Start of Data for processing
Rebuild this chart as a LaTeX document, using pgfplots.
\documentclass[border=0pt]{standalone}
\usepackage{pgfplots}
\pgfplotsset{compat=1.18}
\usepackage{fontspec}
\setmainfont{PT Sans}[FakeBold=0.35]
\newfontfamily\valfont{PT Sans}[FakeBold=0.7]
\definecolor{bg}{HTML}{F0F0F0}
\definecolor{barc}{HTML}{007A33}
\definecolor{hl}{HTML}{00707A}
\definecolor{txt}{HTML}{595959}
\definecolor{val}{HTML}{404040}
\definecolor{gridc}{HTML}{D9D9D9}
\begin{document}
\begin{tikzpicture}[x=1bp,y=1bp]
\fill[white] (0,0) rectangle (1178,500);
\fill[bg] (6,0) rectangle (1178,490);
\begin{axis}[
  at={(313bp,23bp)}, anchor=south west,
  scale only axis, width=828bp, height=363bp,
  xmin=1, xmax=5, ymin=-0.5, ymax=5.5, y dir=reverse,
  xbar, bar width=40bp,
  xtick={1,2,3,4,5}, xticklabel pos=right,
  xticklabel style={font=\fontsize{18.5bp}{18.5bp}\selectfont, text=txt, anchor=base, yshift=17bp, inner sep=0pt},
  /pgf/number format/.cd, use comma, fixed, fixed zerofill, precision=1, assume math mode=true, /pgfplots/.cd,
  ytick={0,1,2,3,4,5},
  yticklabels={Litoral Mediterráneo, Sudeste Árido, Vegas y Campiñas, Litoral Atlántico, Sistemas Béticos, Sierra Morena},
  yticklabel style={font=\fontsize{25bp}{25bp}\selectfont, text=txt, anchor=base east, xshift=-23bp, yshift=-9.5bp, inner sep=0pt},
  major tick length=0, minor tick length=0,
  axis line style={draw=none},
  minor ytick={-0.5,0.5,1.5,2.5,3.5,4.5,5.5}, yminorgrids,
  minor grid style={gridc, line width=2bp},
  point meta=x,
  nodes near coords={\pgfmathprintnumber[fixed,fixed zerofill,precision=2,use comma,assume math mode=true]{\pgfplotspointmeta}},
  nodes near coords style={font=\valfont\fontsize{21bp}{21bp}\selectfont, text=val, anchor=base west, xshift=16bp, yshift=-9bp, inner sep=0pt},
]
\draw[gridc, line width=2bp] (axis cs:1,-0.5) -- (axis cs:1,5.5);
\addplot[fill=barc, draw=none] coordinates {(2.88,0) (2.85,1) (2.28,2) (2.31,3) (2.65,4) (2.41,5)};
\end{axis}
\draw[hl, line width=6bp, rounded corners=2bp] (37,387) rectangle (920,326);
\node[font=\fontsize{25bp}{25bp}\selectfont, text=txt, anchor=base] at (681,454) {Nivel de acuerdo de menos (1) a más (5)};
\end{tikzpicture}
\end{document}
End of Data for processing
Start of Data for processing
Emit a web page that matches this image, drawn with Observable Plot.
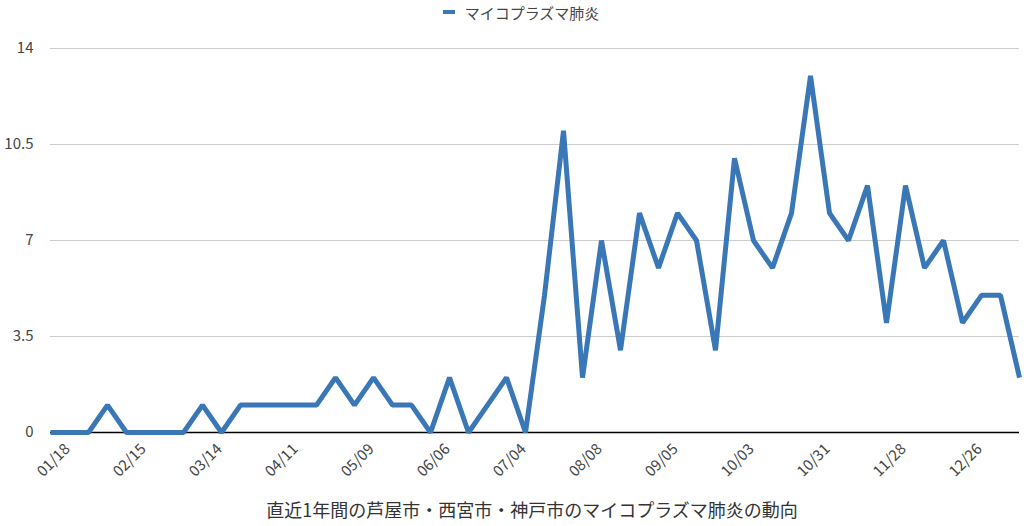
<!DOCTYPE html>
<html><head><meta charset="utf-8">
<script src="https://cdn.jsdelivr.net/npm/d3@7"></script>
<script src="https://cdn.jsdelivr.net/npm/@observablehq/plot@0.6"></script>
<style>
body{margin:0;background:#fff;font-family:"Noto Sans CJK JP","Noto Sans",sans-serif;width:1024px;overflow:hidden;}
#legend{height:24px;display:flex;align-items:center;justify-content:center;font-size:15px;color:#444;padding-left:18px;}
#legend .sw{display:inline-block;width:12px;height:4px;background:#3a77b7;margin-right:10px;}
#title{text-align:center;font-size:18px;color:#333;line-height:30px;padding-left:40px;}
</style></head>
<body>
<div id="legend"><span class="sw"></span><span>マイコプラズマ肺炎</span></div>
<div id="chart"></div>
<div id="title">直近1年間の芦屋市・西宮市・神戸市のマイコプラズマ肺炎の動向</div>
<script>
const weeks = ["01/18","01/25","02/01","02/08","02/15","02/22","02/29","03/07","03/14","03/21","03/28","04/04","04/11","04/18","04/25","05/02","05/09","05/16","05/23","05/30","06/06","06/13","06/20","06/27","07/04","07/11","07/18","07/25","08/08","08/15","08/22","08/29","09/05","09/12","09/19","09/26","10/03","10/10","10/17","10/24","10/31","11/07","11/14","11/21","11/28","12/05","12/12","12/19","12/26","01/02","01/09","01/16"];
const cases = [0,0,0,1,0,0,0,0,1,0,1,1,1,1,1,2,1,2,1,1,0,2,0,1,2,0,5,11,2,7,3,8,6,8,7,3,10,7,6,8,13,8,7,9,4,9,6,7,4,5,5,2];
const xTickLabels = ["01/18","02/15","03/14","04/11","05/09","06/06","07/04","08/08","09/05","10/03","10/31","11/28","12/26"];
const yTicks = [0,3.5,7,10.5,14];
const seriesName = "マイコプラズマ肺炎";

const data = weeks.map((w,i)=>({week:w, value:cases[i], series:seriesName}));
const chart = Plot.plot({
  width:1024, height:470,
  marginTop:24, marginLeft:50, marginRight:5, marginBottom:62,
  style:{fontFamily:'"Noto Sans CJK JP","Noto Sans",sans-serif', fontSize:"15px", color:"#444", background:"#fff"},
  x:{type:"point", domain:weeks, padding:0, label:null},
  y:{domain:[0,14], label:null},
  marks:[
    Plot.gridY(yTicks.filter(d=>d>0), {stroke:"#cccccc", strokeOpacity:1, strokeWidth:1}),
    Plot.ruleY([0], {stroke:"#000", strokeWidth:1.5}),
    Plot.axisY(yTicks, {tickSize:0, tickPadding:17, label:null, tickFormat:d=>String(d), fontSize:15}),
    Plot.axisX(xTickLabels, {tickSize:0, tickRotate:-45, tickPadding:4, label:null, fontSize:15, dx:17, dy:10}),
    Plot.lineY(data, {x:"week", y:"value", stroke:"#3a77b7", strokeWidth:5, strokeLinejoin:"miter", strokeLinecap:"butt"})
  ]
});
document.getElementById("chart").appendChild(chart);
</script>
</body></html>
End of Data for processing
[Exercise requirements]: Using the records above, pull out each line where the word "chart" occurs.

[Written reply]:
Rebuild this chart as a LaTeX document, using pgfplots.
<div id="chart"></div>
const chart = Plot.plot({
document.getElementById("chart").appendChild(chart);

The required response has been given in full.